Tendo também elegido um líder novo em Setembro, o antigo primeiro-ministro Noda – que foi, curiosamente, o último chefe de um Governo de centro-esquerda (2011-2012) no país –, o CDP parece ter lucrado mais do que esperava com os problemas e com o cansaço do eleitorado com o LDP, tendo elegido pelo menos 143 deputados, mais 45 do que tinha antes da votação.

“A aposta do CDP em Yoshihiko Noda pode ter resultado. Mesmo sem ter tido um grande aumento de votos, a capacidade do partido para apelar aos eleitores descontentes do LDP parece ter sido crucial”, considera Tobias Harris, analista político e biógrafo de Abe, citado pelo jornal japonês Nikkei.

Falhando a maioria da Câmara dos Representantes, para se manter à frente do Governo do Japão o LDP tem de se voltar a coligar com o Komeito – que está muito fragilizado depois de o seu líder, Keiichi Ishii, ter falhado a eleição para deputado – e de fazer acordos com outros partidos mais pequenos.

Em termos aritméticos e ideológicos, as opções mais óbvias são o Partido da Inovação ou o Partido Democrático Popular (DPP), ambos de direita. Segundo os resultados provisórios, o primeiro elegeu 35 deputados e o segundo 26.

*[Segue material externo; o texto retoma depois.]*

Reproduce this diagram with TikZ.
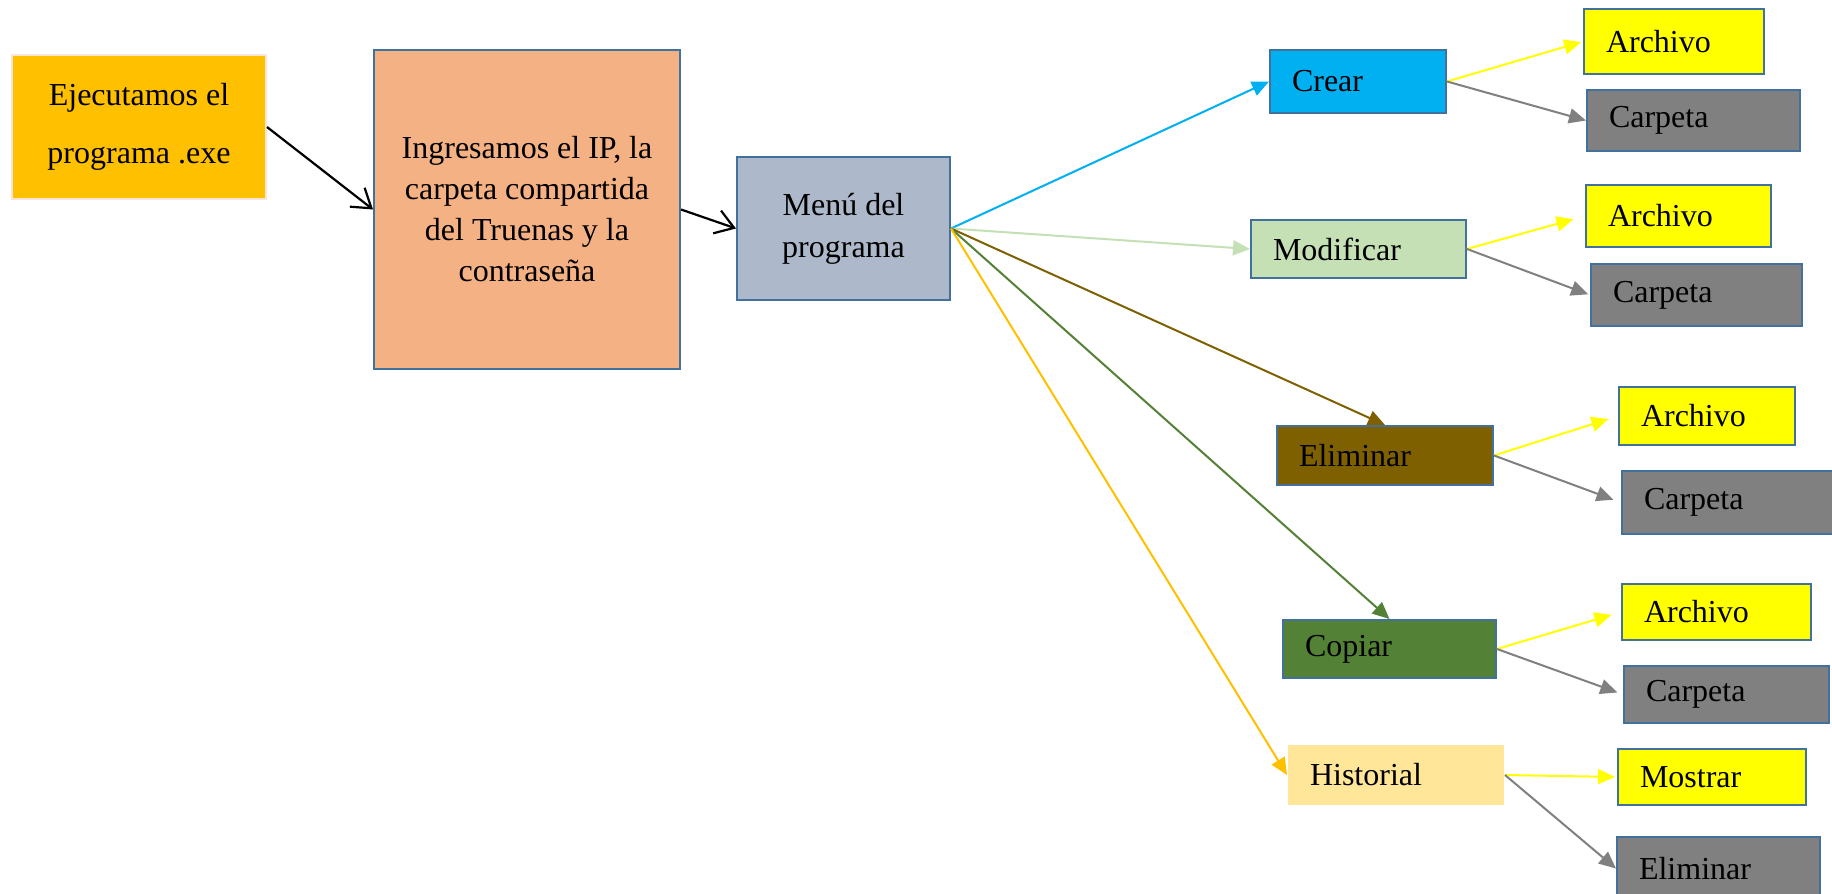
\documentclass[tikz,border=0pt]{standalone}
\usepackage{fontspec}
\setmainfont{Liberation Serif}
\usetikzlibrary{arrows.meta}
\definecolor{bordc}{HTML}{41719C}
\definecolor{bonebord}{HTML}{FBE5D6}
\definecolor{cOrange}{HTML}{FFC000}
\definecolor{cPeach}{HTML}{F4B183}
\definecolor{cSlate}{HTML}{ADB9CA}
\definecolor{cBlue}{HTML}{00B0F0}
\definecolor{cLgreen}{HTML}{C5E0B4}
\definecolor{cBrown}{HTML}{7F6000}
\definecolor{cDgreen}{HTML}{538135}
\definecolor{cCream}{HTML}{FFE699}
\definecolor{cYellow}{HTML}{FFFF00}
\definecolor{cGray}{HTML}{808080}
\newcommand\mkbox[7]{%
  \pgfmathsetmacro\bw{(#4-#2)*0.5}%
  \pgfmathsetmacro\bh{(#5-#3)*0.5}%
  \pgfmathsetmacro\tw{(#4-#2)*0.5-22}%
  \node[#6, minimum width=\bw pt, minimum height=\bh pt] (#1) at ({(#2+#4)/2},{(#3+#5)/2}) {#7};}
\begin{document}
\begin{tikzpicture}[x=0.5pt,y=-0.5pt,
  box/.style={draw=bordc, line width=1pt, inner sep=0pt, font=\fontsize{16}{20.5}\selectfont},
  lbox/.style={box, text width=\tw pt, inner xsep=11pt, align=left},
  cbox/.style={box, align=center},
  blk/.style={draw=black, line width=1.1pt, -{Straight Barb[length=9pt,width=12pt]}},
  col/.style={line width=1pt, -{Triangle[length=8.5pt,width=7.5pt]}}]
\clip (0,0) rectangle (1832,894);
\fill[white] (0,0) rectangle (1832,894);
% main chain
\mkbox{b1}{12}{55}{266}{199}{cbox, draw=bonebord, fill=cOrange, font=\fontsize{16}{29}\selectfont}{Ejecutamos el\\programa .exe}
\mkbox{b2}{374}{50}{680}{369}{cbox, fill=cPeach}{Ingresamos el IP, la\\carpeta compartida\\del Truenas y la\\contraseña}
\mkbox{menu}{737}{157}{950}{300}{cbox, fill=cSlate, font=\fontsize{16}{21}\selectfont}{Menú del\\programa}
% options
\mkbox{crear}{1270}{50}{1446}{113}{lbox, fill=cBlue}{Crear}
\mkbox{mod}{1251}{220}{1466}{278}{lbox, fill=cLgreen}{Modificar}
\mkbox{elim}{1277}{426}{1493}{485}{lbox, fill=cBrown}{Eliminar}
\mkbox{cop}{1283}{620}{1496}{678}{lbox, fill=cDgreen}{Copiar}
\mkbox{hist}{1288}{745}{1504}{805}{lbox, draw=none, fill=cCream}{Historial}
% sub options
\mkbox{a1}{1584}{9}{1764}{74}{lbox, fill=cYellow}{Archivo}
\mkbox{c1}{1587}{90}{1800}{151}{lbox, fill=cGray}{Carpeta}
\mkbox{a2}{1586}{185}{1771}{247}{lbox, fill=cYellow}{Archivo}
\mkbox{c2}{1591}{264}{1802}{326}{lbox, fill=cGray}{Carpeta}
\mkbox{a3}{1619}{387}{1795}{445}{lbox, fill=cYellow}{Archivo}
\mkbox{c3}{1622}{471}{1836}{534}{lbox, fill=cGray}{Carpeta}
\mkbox{a4}{1622}{584}{1811}{640}{lbox, fill=cYellow}{Archivo}
\mkbox{c4}{1624}{666}{1829}{723}{lbox, fill=cGray}{Carpeta}
\mkbox{most}{1618}{749}{1806}{805}{lbox, fill=cYellow}{Mostrar}
\mkbox{e2}{1617}{837}{1820}{900}{lbox, fill=cGray}{Eliminar}
% connectors
\draw[blk] (b1.east) -- (b2.west);
\draw[blk] (b2.east) -- (menu.west);
\draw[col, draw=cBlue, fill=cBlue] (menu.east) -- (crear.west);
\draw[col, draw=cLgreen, fill=cLgreen] (menu.east) -- (mod.west);
\draw[col, draw=cBrown, fill=cBrown] (menu.east) -- (elim.north);
\draw[col, draw=cDgreen, fill=cDgreen] (menu.east) -- (cop.north);
\draw[col, draw=cOrange, fill=cOrange] (menu.east) -- (hist.west);
\foreach \p/\a/\c/\sa/\sc in {crear/a1/c1/1/0, mod/a2/c2/6/1, elim/a3/c3/5/4, cop/a4/c4/5/3, hist/most/e2/1/0}{
  \draw[col, draw=cYellow, fill=cYellow, shorten >=\sa pt] (\p.east) -- (\a.west);
  \draw[col, draw=cGray, fill=cGray, shorten >=\sc pt] (\p.east) -- (\c.west);
}
\end{tikzpicture}
\end{document}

A tarefa de formar Governo é mais difícil para o CDP, uma vez que o Partido Comunista e Reiwa Shinsengumi, de esquerda, elegeram apenas oito deputados cada. Não obstante, Yoshihiko Noda diz que quer conversar com outros partidos da oposição para forçar uma mudança no executivo. “Isto não é o fim, mas o início”, disse o antigo primeiro-ministro aos jornalistas, depois de conhecidos os resultados.